Pictures stay out of the copy. Repeat exactly the lines from the first entry below through the line that contains "import * as", and nothing beyond.
##### Exercise data #####
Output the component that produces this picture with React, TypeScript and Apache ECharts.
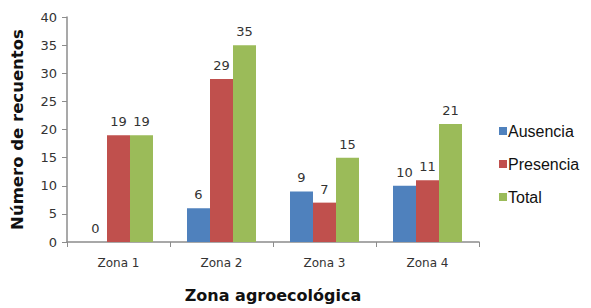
import React, { useEffect, useRef } from "react";
import * as echarts from "echarts";

const categories = ["Zona 1", "Zona 2", "Zona 3", "Zona 4"];
const ausencia = [0, 6, 9, 10];
const presencia = [19, 29, 7, 11];
const total = [19, 35, 15, 21];
const seriesNames = ["Ausencia", "Presencia", "Total"];
const colors = ["#4F81BD", "#C0504D", "#9BBB59"];

export default function App() {
  const ref = useRef<HTMLDivElement>(null);
  useEffect(() => {
    const chart = echarts.init(ref.current!, null, { renderer: "svg" });
    const labelStyle = {
      show: true,
      position: "top" as const,
      distance: 7,
      fontFamily: "DejaVu Sans",
      fontSize: 13,
      color: "#333",
    };
    const datasets = [ausencia, presencia, total];
    chart.setOption({
      animation: false,
      backgroundColor: "#fff",
      grid: { left: 67, top: 17, right: 112, bottom: 63 },
      legend: {
        orient: "vertical",
        left: 494,
        top: 118,
        itemWidth: 8,
        itemHeight: 8,
        itemGap: 17,
        icon: "rect",
        textStyle: { fontFamily: "Liberation Sans", fontSize: 16, color: "#111", padding: [0, 0, 0, -4] },
        data: seriesNames,
      },
      xAxis: {
        type: "category",
        data: categories,
        axisLine: { lineStyle: { color: "#8c8c8c", width: 1.5 } },
        axisTick: { show: true, length: 5, lineStyle: { color: "#8c8c8c" } },
        axisLabel: { fontFamily: "DejaVu Sans", fontSize: 12, color: "#333", margin: 15 },
        name: "Zona agroecológica",
        nameLocation: "middle",
        nameGap: 45,
        nameTextStyle: { fontFamily: "DejaVu Sans", fontWeight: "bold", fontSize: 16, color: "#111" },
      },
      yAxis: {
        type: "value",
        min: 0,
        max: 40,
        interval: 5,
        splitLine: { show: false },
        axisLine: { show: true, lineStyle: { color: "#8c8c8c", width: 1.5 } },
        axisTick: { show: true, length: 5, lineStyle: { color: "#8c8c8c" } },
        axisLabel: { fontFamily: "DejaVu Sans", fontSize: 13, color: "#333", margin: 10 },
        name: "Número de recuentos",
        nameLocation: "middle",
        nameGap: 41,
        nameTextStyle: { fontFamily: "DejaVu Sans", fontWeight: "bold", fontSize: 16.5, color: "#111" },
      },
      series: seriesNames.map((name, i) => ({
        name,
        type: "bar",
        data: datasets[i],
        barWidth: 23,
        barGap: "0%",
        itemStyle: { color: colors[i] },
        label: labelStyle,
      })),
    });
    return () => chart.dispose();
  }, []);
  return <div ref={ref} style={{ width: 591, height: 308, position: "absolute", left: 0, top: 0 }} />;
}
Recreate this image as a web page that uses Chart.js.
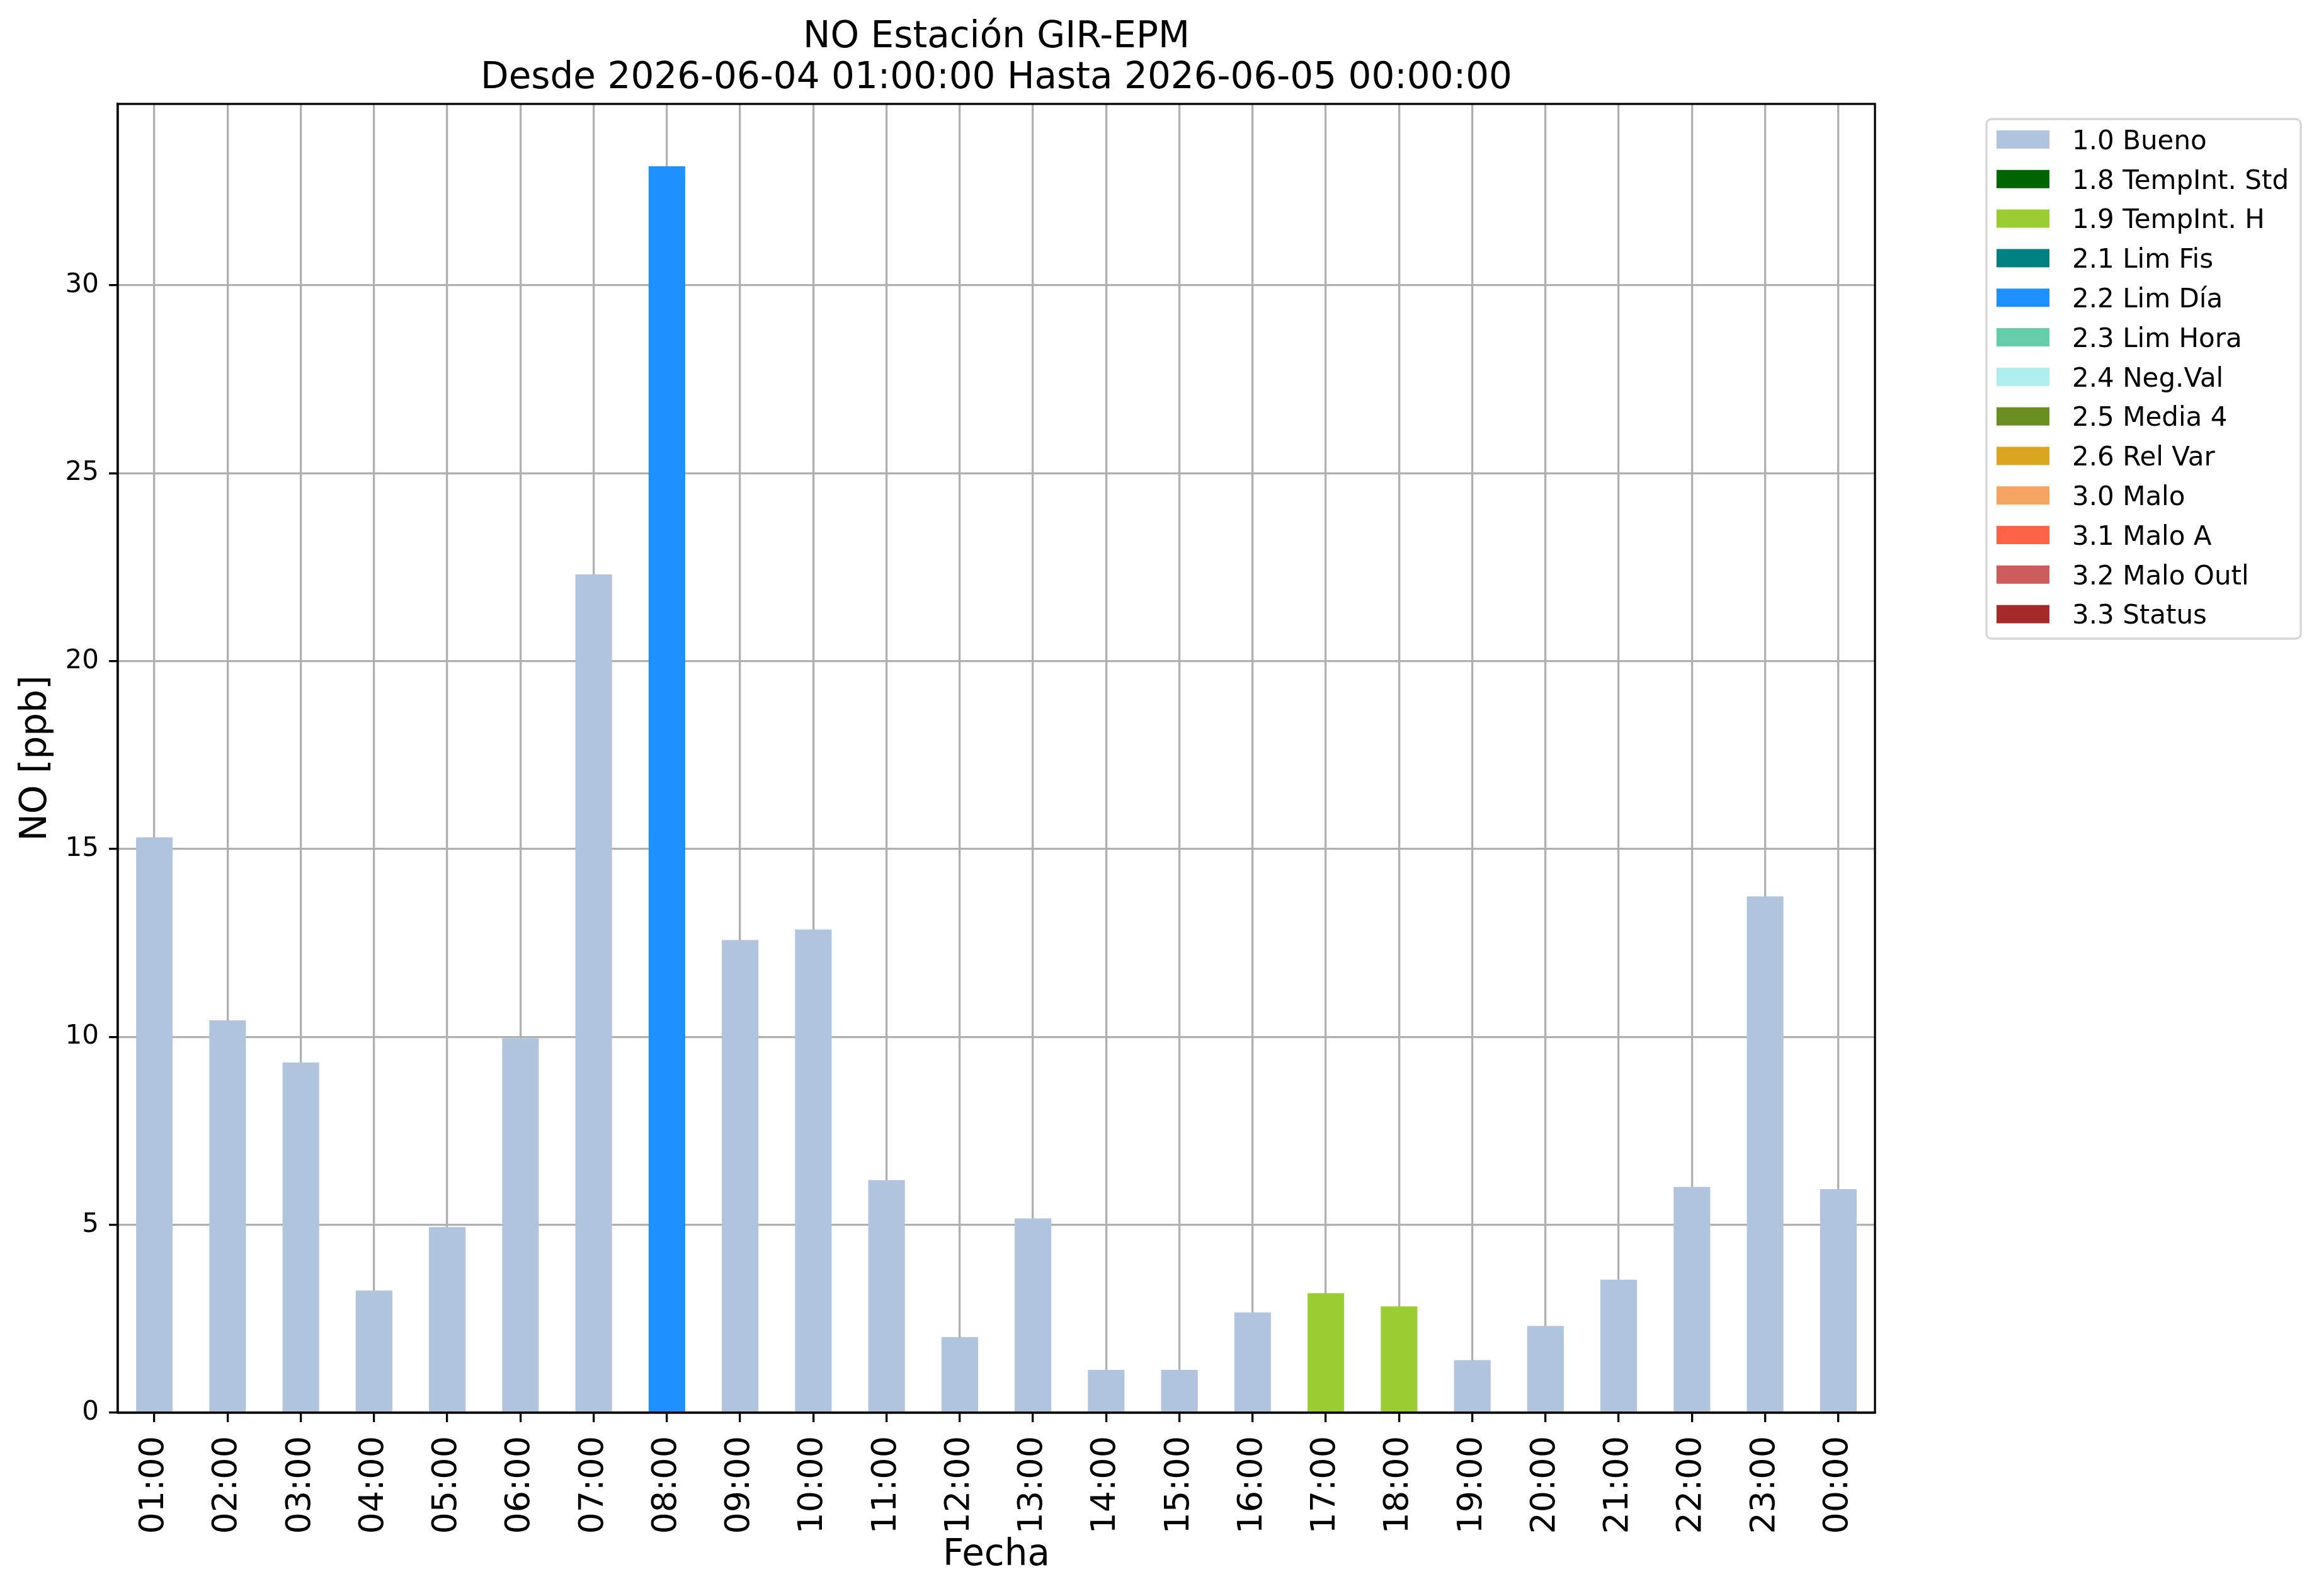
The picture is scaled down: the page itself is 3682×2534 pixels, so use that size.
<!DOCTYPE html>
<html><head><meta charset="utf-8">
<script src="https://cdn.jsdelivr.net/npm/chart.js@4.4.1/dist/chart.umd.min.js"></script>
<style>html,body{margin:0;padding:0;background:#fff}canvas{display:block}</style>
</head><body>
<canvas id="c" width="3682" height="2534"></canvas>
<script>
// ---- data ----
const categories = ['01:00','02:00','03:00','04:00','05:00','06:00','07:00','08:00','09:00','10:00','11:00','12:00',
  '13:00','14:00','15:00','16:00','17:00','18:00','19:00','20:00','21:00','22:00','23:00','00:00'];
const values = [15.31,10.44,9.32,3.25,4.94,9.97,22.31,33.17,12.58,12.86,6.19,2.01,
  5.17,1.14,1.14,2.67,3.18,2.83,1.40,2.31,3.54,6.01,13.74,5.95];
const hourStatus = ['1.0','1.0','1.0','1.0','1.0','1.0','1.0','2.2','1.0','1.0','1.0','1.0',
  '1.0','1.0','1.0','1.0','1.9','1.9','1.0','1.0','1.0','1.0','1.0','1.0'];
const statusCodes = ['1.0','1.8','1.9','2.1','2.2','2.3','2.4','2.5','2.6','3.0','3.1','3.2','3.3'];
const statusNames = ['Bueno','TempInt. Std','TempInt. H','Lim Fis','Lim Día','Lim Hora','Neg.Val','Media 4','Rel Var','Malo','Malo A','Malo Outl','Status'];
const statusColors = ['#B0C4DE','#006400','#9ACD32','#008080','#1E90FF','#66CDAA','#AFEEEE','#6B8E23','#DAA520','#F4A460','#FF6347','#CD5C5C','#A52A2A'];
const titleLines = ['NO Estación GIR-EPM','Desde 2026-06-04 01:00:00 Hasta 2026-06-05 00:00:00'];
const yTitle = 'NO [ppb]';
const xTitle = 'Fecha';
const yStep = 5;

// ---- build datasets ----
const datasets = statusCodes.map((code, i) => ({
  label: code + ' ' + statusNames[i],
  data: values.map((v, j) => hourStatus[j] === code ? v : null),
  backgroundColor: statusColors[i],
  borderWidth: 0,
  barPercentage: 0.5,
  categoryPercentage: 1.0
}));
const yMax = Math.max(...values) * 1.05;

Chart.defaults.font.family = "'DejaVu Sans'";
Chart.defaults.color = '#000';

const LW = 3.3;

const framePlugin = {
  id: 'frame',
  afterDraw(chart) {
    const {ctx, chartArea: a} = chart;
    ctx.save();
    // spines
    ctx.strokeStyle = '#000';
    ctx.lineWidth = LW;
    ctx.strokeRect(a.left, a.top, a.right - a.left, a.bottom - a.top);
    // title
    ctx.fillStyle = '#000';
    ctx.font = "58px 'DejaVu Sans'";
    ctx.textAlign = 'center';
    ctx.textBaseline = 'alphabetic';
    const cx = (a.left + a.right) / 2;
    ctx.fillText(titleLines[0], cx, a.top - 90);
    ctx.fillText(titleLines[1], cx, a.top - 25);
    // legend
    const lx = a.right + 177, ly = a.top + 24, lw = 499, lh = 825;
    ctx.beginPath();
    ctx.roundRect(lx, ly, lw, lh, 8);
    ctx.fillStyle = 'rgba(255,255,255,0.8)';
    ctx.fill();
    ctx.strokeStyle = '#d6d6d6';
    ctx.lineWidth = LW;
    ctx.stroke();
    ctx.font = "42px 'DejaVu Sans'";
    ctx.textAlign = 'left';
    chart.data.datasets.forEach((ds, i) => {
      const cy = ly + 32.5 + i * 62.8;
      ctx.fillStyle = ds.backgroundColor;
      ctx.fillRect(lx + 16, cy - 14.5, 84, 29);
      ctx.fillStyle = '#000';
      ctx.fillText(ds.label, lx + 136, cy + 15.3);
    });
    ctx.restore();
  }
};

new Chart(document.getElementById('c'), {
  type: 'bar',
  data: { labels: categories, datasets },
  options: {
    responsive: false,
    devicePixelRatio: 1,
    animation: false,
    layout: { padding: { top: 165, right: 705, left: 0, bottom: 0 } },
    plugins: { legend: { display: false }, title: { display: false }, tooltip: { enabled: false } },
    scales: {
      x: {
        stacked: true,
        offset: true,
        z: 1,
        afterFit(s) { s.height = 291; },
        grid: { offset: false, color: '#b0b0b0', lineWidth: LW, tickLength: 15, tickColor: '#000', tickWidth: LW, drawTicks: true },
        border: { display: true, color: '#000', width: LW },
        ticks: { autoSkip: false, minRotation: 90, maxRotation: 90, padding: 22, font: { size: 54 }, color: '#000' },
        title: { display: true, text: xTitle, font: { size: 58, lineHeight: 1 }, padding: { top: 0, bottom: 35 }, color: '#000' }
      },
      y: {
        stacked: true,
        min: 0,
        max: yMax,
        z: 1,
        afterFit(s) { s.width = 187; },
        grid: { color: '#b0b0b0', lineWidth: LW, tickLength: 14, tickColor: '#000', tickWidth: LW },
        border: { display: true, color: '#000', width: LW },
        ticks: { stepSize: yStep, includeBounds: false, padding: 16, font: { size: 42 }, color: '#000' },
        title: { display: true, text: yTitle, font: { size: 58, lineHeight: 1 }, padding: { top: 29, bottom: 0 }, color: '#000' }
      }
    }
  },
  plugins: [framePlugin]
});
</script>
</body></html>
#####
Answer to the problem →
Output the component that produces this picture with React, TypeScript and Apache ECharts.
import React, { useEffect, useRef } from "react";
import * as echarts from "echarts";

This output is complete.